DTLA Cheese smells like a winner


Grand Central Market has become Downtown Los Angeles’ new culinary hotspot as of late. New vendors pushing high-concept casual food including Sticky Rice, Horse Thief BBQ and Eggslut have all opened within the past year. Adding to the growing list of affordable upmarket vendors is Downtown Los Angeles Cheese, which according to GCM’s website, is Downtown L.A.’s “first full-service cheesemonger.”

Deli bread · Though their cheeses are the main focus, DTLA Cheese also features mouthwatering sandwiches in its deli. With pre-made and made-to-order varieties, DTLA Cheese masterfully crafts each of its sandwiches and dishes to perfectly complement its various cheeses. - Sara Clayton | Daily Trojan

Deli bread · Though their cheeses are the main focus, DTLA Cheese also features mouthwatering sandwiches in its deli.

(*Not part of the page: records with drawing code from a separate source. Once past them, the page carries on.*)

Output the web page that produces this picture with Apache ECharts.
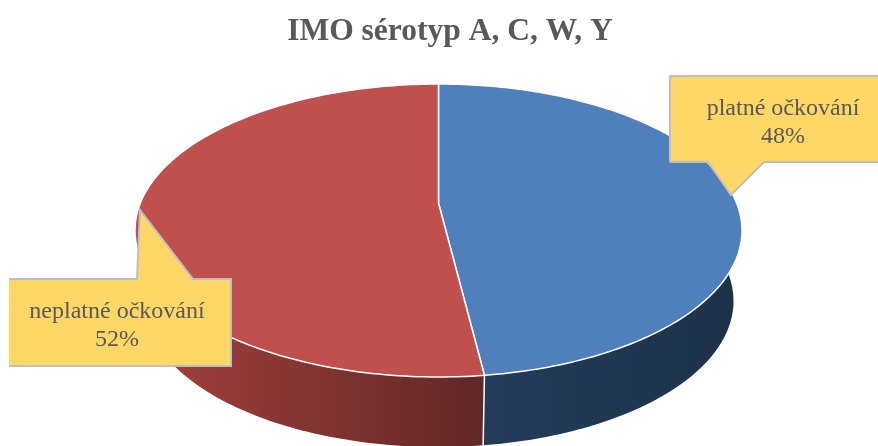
<!DOCTYPE html>
<html>
<head>
<meta charset="utf-8">
<style>
  html, body { margin: 0; padding: 0; background: #fff; }
  #chart { width: 878px; height: 446px; }
</style>
<script src="https://cdn.jsdelivr.net/npm/echarts@6/dist/echarts.min.js"></script>
</head>
<body>
<div id="chart"></div>
<script>
const chartTitle = 'IMO sérotyp A, C, W, Y'
const sliceNames = ['platné očkování', 'neplatné očkování']
const sliceValues = [48, 52]

const total = sliceValues.reduce((a, b) => a + b, 0)

// top face and lower rim of the "3D" pie
const topFace = { cx: 438.5, cy: 230.5, rx: 303.5, ry: 146.5 }
const lowFace = { cx: 438.5, cy: 301, rx: 295, ry: 146 }
// pulls the pie centre towards the viewer's far side (perspective)
const tilt = -0.188

const topColors = ['#4f80bc', '#bf504d']
const sideColors = [
  { from: 481, to: 742, stops: ['#233c5a', '#1d3249'] },
  { from: 135, to: 481, stops: ['#a5413f', '#622727'] }
]

// callout boxes: outline runs open on the side that has no visible border
const callouts = [
  {
    outline: [[670, 162], [670, 76], [896, 76], [896, 162], [764, 162], [731, 195], [708, 162]],
    closed: true,
    textX: 783, textY: 123
  },
  {
    outline: [[9, 279], [137, 279], [140, 210], [193, 279], [231, 279], [231, 366], [9, 366]],
    closed: false,
    textX: 117, textY: 326
  }
]

// point on a rim, angle in radians clockwise from the top
const rimPoint = (face, angle) => {
  const x = Math.sin(angle)
  const y = -Math.cos(angle)
  const d = 1 + tilt * y
  const px = (x * Math.sqrt(1 - tilt * tilt)) / d
  const py = (y + tilt) / d
  return [face.cx + px * face.rx, face.cy + py * face.ry]
}

const sliceRange = (index) => {
  let start = 0
  for (let i = 0; i < index; i++) start += sliceValues[i]
  return [(start / total) * Math.PI * 2, ((start + sliceValues[index]) / total) * Math.PI * 2]
}

const arcPoints = (face, a0, a1) => {
  const points = []
  const steps = 180
  for (let i = 0; i <= steps; i++) {
    points.push(rimPoint(face, a0 + ((a1 - a0) * i) / steps))
  }
  return points
}

const renderSide = (params, api) => {
  const [a0, a1] = sliceRange(params.dataIndex)
  const upper = arcPoints(topFace, a0, a1)
  const lower = arcPoints(lowFace, a0, a1).reverse()
  const side = sideColors[params.dataIndex]
  return {
    type: 'group',
    children: [
      {
        type: 'polygon',
        shape: { points: upper.concat(lower) },
        style: {
          fill: new echarts.graphic.LinearGradient(side.from, 0, side.to, 0, [
            { offset: 0, color: side.stops[0] },
            { offset: 1, color: side.stops[1] }
          ], true)
        }
      },
      {
        type: 'line',
        shape: {
          x1: rimPoint(topFace, a0)[0],
          y1: rimPoint(topFace, a0)[1],
          x2: rimPoint(lowFace, a0)[0],
          y2: rimPoint(lowFace, a0)[1]
        },
        style: { stroke: '#fff', lineWidth: params.dataIndex === 1 ? 1.5 : 0 }
      }
    ]
  }
}

const renderTop = (params, api) => {
  const [a0, a1] = sliceRange(params.dataIndex)
  const apex = [topFace.cx, topFace.cy + tilt * topFace.ry]
  return {
    type: 'polygon',
    shape: { points: [apex].concat(arcPoints(topFace, a0, a1)) },
    style: { fill: topColors[params.dataIndex], stroke: '#fff', lineWidth: 1.5, lineJoin: 'round' }
  }
}

const renderCallout = (params, api) => {
  const box = callouts[params.dataIndex]
  const pct = Math.round((api.value(0) / total) * 100)
  return {
    type: 'group',
    children: [
      {
        type: 'polygon',
        shape: { points: box.outline },
        style: { fill: '#ffd766' }
      },
      {
        type: 'polyline',
        shape: { points: box.closed ? box.outline.concat([box.outline[0]]) : box.outline },
        style: { fill: 'none', stroke: '#bfbfbf', lineWidth: 2 }
      },
      {
        type: 'text',
        style: {
          x: box.textX,
          y: box.textY,
          text: sliceNames[params.dataIndex] + '\n' + pct + '%',
          fill: '#595959',
          font: '24px "Liberation Serif"',
          lineHeight: 28,
          align: 'center',
          verticalAlign: 'middle'
        }
      }
    ]
  }
}

const chart = echarts.init(document.getElementById('chart'))
const pieData = sliceValues.map((v, i) => ({ value: [v], name: sliceNames[i] }))

chart.setOption({
  animation: false,
  backgroundColor: '#fff',
  title: {
    text: chartTitle,
    left: 445,
    top: 11,
    textAlign: 'center',
    textStyle: {
      fontFamily: 'Liberation Serif',
      fontSize: 31.5,
      fontWeight: 'bold',
      color: '#595959'
    }
  },
  series: [
    { type: 'custom', coordinateSystem: 'none', z: 1, silent: true, data: pieData, renderItem: renderSide },
    { type: 'custom', coordinateSystem: 'none', z: 2, silent: true, data: pieData, renderItem: renderTop },
    { type: 'custom', coordinateSystem: 'none', z: 3, silent: true, data: pieData, renderItem: renderCallout }
  ]
})
</script>
</body>
</html>
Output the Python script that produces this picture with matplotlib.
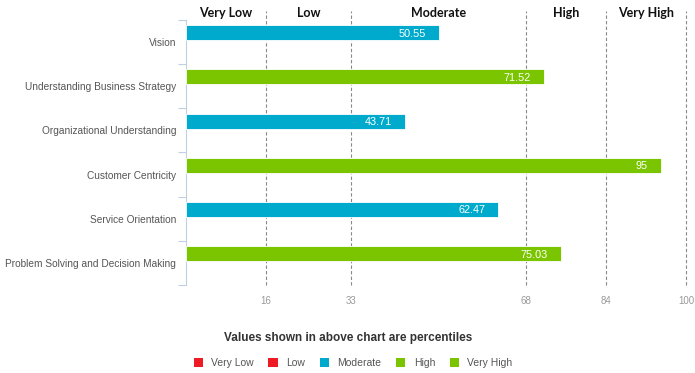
import numpy as np
import matplotlib.pyplot as plt
from matplotlib.patches import Patch

# data
competencies = ["Vision", "Understanding Business Strategy", "Organizational Understanding",
                "Customer Centricity", "Service Orientation", "Problem Solving and Decision Making"]
scores = [50.55, 71.52, 43.71, 95, 62.47, 75.03]
band_edges = [0, 16, 33, 68, 84, 100]
band_names = ["Very Low", "Low", "Moderate", "High", "Very High"]
band_colors = ["#ED1C24", "#ED1C24", "#00AACC", "#7AC400", "#7AC400"]


def band_color(v):
    for i in range(len(band_names)):
        if v <= band_edges[i + 1]:
            return band_colors[i]
    return band_colors[-1]


fig = plt.figure(figsize=(6.95, 3.73), dpi=100)
ax = fig.add_axes([186 / 695, 1 - 285 / 373, 500 / 695, 265 / 373])

y = np.arange(len(competencies))
ax.barh(y - 0.21, scores, height=0.34, color=[band_color(v) for v in scores],
        edgecolor="white", linewidth=0.6, zorder=3)
for yi, v in zip(y, scores):
    ax.text(v - 2.6, yi - 0.21, f"{v:g}", ha="right", va="center_baseline", color="white",
            fontsize=7.8, family="Liberation Sans", zorder=4)

ax.set_xlim(0, 100)
ax.set_ylim(len(competencies) - 0.5, -0.5)

# band boundary lines
for e in band_edges[1:]:
    ax.plot([e, e], [0, 1.035], transform=ax.get_xaxis_transform(), clip_on=False,
            color="#888888", lw=0.8, ls=(0, (3, 2)), zorder=1)

# band names on top
for i, name in enumerate(band_names):
    mid = (band_edges[i] + band_edges[i + 1]) / 2
    ax.text(mid, 1.025, name, transform=ax.get_xaxis_transform(), ha="center", va="center",
            fontsize=9, fontweight="bold", family="Lato", color="#111111",
            bbox=dict(facecolor="white", edgecolor="none", pad=1.5), zorder=5)

ax.set_xticks(band_edges[1:])
ax.set_xticklabels([str(e) for e in band_edges[1:]], fontsize=7, color="#999999",
                   family="Liberation Sans")
ax.tick_params(axis="x", length=0, pad=8)

ax.set_yticks(y)
ax.set_yticklabels(competencies, fontsize=7.3, color="#555555", family="Liberation Sans")
ax.set_yticks(np.arange(len(competencies) + 1) - 0.5, minor=True)
ax.tick_params(axis="y", which="major", length=0, pad=7)
ax.tick_params(axis="y", which="minor", length=6, color="#C0D0E0", width=0.8)

for s in ["top", "right", "bottom"]:
    ax.spines[s].set_visible(False)
ax.spines["left"].set_color("#C0D0E0")
ax.spines["left"].set_linewidth(0.8)

fig.text(348 / 695, 1 - 338 / 373, "Values shown in above chart are percentiles",
         ha="center", va="center", fontsize=8.5, fontweight="bold", color="#333333",
         family="Liberation Sans")

handles = [Patch(facecolor=c, edgecolor="none") for c in band_colors]
fig.legend(handles, band_names, loc="center", bbox_to_anchor=(353 / 695, 1 - 363 / 373),
           ncol=5, frameon=False, handlelength=0.9, handleheight=0.9, handletextpad=0.8,
           columnspacing=1.4, prop={"family": "Liberation Sans", "size": 7.5},
           labelcolor="#555555")

fig.savefig("out.png", dpi=100)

With pre-made and made-to-order varieties, DTLA Cheese masterfully crafts each of its sandwiches and dishes to perfectly complement its various cheeses. – Sara Clayton | Daily Trojan

The cheese stand and deli opened up shop in Downtown’s historic marketplace late last month, and many of the patrons headed toward their favorite lunch spot inside the market stop in front of the shop’s massive display case.

To the untrained eye, DTLA Cheese’s refrigerator display is just any other glass-enclosed fridge, not unlike the ones found at Whole Foods Markets or Bristol Farms. To those serious about their cheeses, however, this is a small mecca of funk. DTLA Cheese’s smartly appointed staff stand likes sentries on a slightly raised platform behind the display case, blessing patrons with thin, yet opaque sample snippets of poet’s cheddar and wrapping up pie-like slices of brie aux truffes maison.

Though the imagery invoked by raised platforms and the hyperspecific nature of artisanal cheese might suggest (and justify) a steep price tag, many of DTLA Cheese’s offerings are fairly priced: a genuine Swiss Emmentaler, for example, runs $10.50 a pound, comparable to the price one would find in the refrigerated aisles at Trader Joe’s, and the aforementioned Poet’s Cheddar is $5.50 a pound.

Cheese-mongering often conjures notions of pretense and snobbery. The staff behind the counter at DTLA Cheese is serious about its cheese — but they’re equal parts knowledgeable and approachable, offering pairing suggestions and breaking down flavor profiles in layman’s terms to demystify the process behind the funk.

It would be completely acceptable if Cheese were merely this: a down-to-earth cheese-monger in the heart of Downtown L.A., the progenitor of intriguing, edible conversation pieces served on square plates in the high-rise apartments of the growing contingent of local young professionals. Instead, it’s also a deli counter, and DTLA Cheese just happens to also put out some of the best sandwiches this side of the 110 freeway.

Take, for instance, the pork loin and pecorino. A wonderfully crunchy, chewy, toasted baguette is stuffed with peppery arugula, a generous heap of roasted pork loin and an abundance of nutty, micro-grated pecorino romano. The sandwich itself is lacking a bit of an acidic zing for balance from the sauce verte, but the sheep’s milk-based pecorino packs a punch of pungency and rounds out the mellow, savory flavors quite nicely.

Pre-prepared cold sandwiches are just as thoughtfully conceived, if not a bit more focused: a simple ham and d’Affinois sandwich seems innocently simple (and a bit small for $5) at first glance, but it takes a bite — or 10 — to make a believer.

The d’Affinois cheese takes center stage in what’s hands down the best pre-prepared sandwich you’ll ever eat. D’Affinois, which looks, feels and initially tastes like brie, is actually made with ultra-filtered cow’s milk. The result is essentially all the richness of brie with a finish reminiscent of sweet butter. And yes, it’s every bit as good as it sounds. The ham isn’t anything exceptional, but that’s not the point: the cured meat is there to delicately counter-balance the cheese. The bread also plays a strong supporting role — the unusually resilient, chewy roll encourages thorough chewing so the eater can more fully experience the flavor profile of the d’Affinois.

Aside from sandwiches, DTLA Cheese also offers a variety of “raclettes.” The dishes, so named for a process of melting a part of a larger wheel of cheese, incorporate a form of melted cheese and other ingredients on a bed of perfectly cooked fingerling potatoes. The bacon and cheddar raclette tastes like a deconstructed baked potato. Unfortunately, the overall flavor of the cheddar fails to come through, though the potatoes and bacon are a great combination. The crème fraîche fails to materialize in any meaningful way, relegated to an unappetizing pool of grease at the bottom of the dish.

Overall, Downtown Los Angeles Cheese is a fantastic cheese shop that happens to put out some incredibly well-made sandwiches. Some of the more technically difficult dishes (such as the bacon and cheddar raclette) require some fine tuning before it can make a claim to being a destination as a lunch spot.